After frigid temperatures caused rolling blackouts in Texas a decade ago, leaving more than 3 million people without power during the Super Bowl, the state was warned by federal energy officials that it needed to address its system failures.
But that did not happen, and now, ten years later, Texans are again without power as the state has plunged into another deep freeze.
From The Houston Chronicle:
Now, with a near identical scenario following another Texas cold snap, Texas power regulators are being forced to answer how the unusually cold temperatures forced so much of the state’s power generation offline when Texans were trying to keep warm.
To start, experts say, power generators and regulators failed to heed the lessons of 2011 — or for that matter, 1989. In the aftermath of the Super Bowl Sunday blackout a decade ago, federal energy officials warned the grid manager, the Electric Reliability Council of Texas or ERCOT, that Texas power plants had failed to adequately weatherize facilities to protect against cold weather.
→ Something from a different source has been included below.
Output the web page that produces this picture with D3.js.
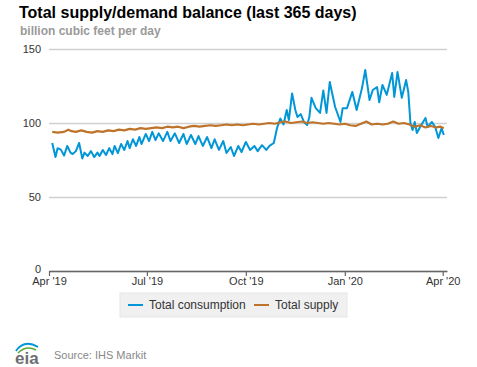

A federal report that summer recommended steps including installing heating elements around pipes and increasing the amount of reserve power available before storms, noting many of those same warnings were issued after similar blackouts 22 years earlier and had gone unheeded.
A spokesman for the Association of Electric Companies of Texas “said state power plants submit weatherization plans to both the Public Utility Commission, which oversees the power industry, and ERCOT.” The spokesperson declined to comment on criticisms about the state’s preparedness.
In a conference call Monday, Dan Woodfin, ERCOT’s senior director of system operations, said generators followed best practices for winterization, but the severity of the weather went “well beyond the design parameters of an extreme Texas winter.”
But the repeat of the events of a decade ago is raising questions in Austin as to whether the state has failed to ensure power companies are adequately protecting equipment from the elements. At the peak of the blackout, some 45,000 megawatts of generation capacity were offline, leaving more than 4 million Texans without power.
The report noted that the Texas Legislature passed a law in 2011 that requires power companies to submit regular reports on their weatherization efforts with the Texas Public Utility Commission; however, the author of that bill — State Comptroller Glenn Hegar — questioned whether it was sufficient.
“While the issues that are plaguing our electric grid system in this disastrous winter storm are complex,” Hegar said, “I am extremely frustrated that 10 years later our electric grid remains so ill-equipped for these weather events.”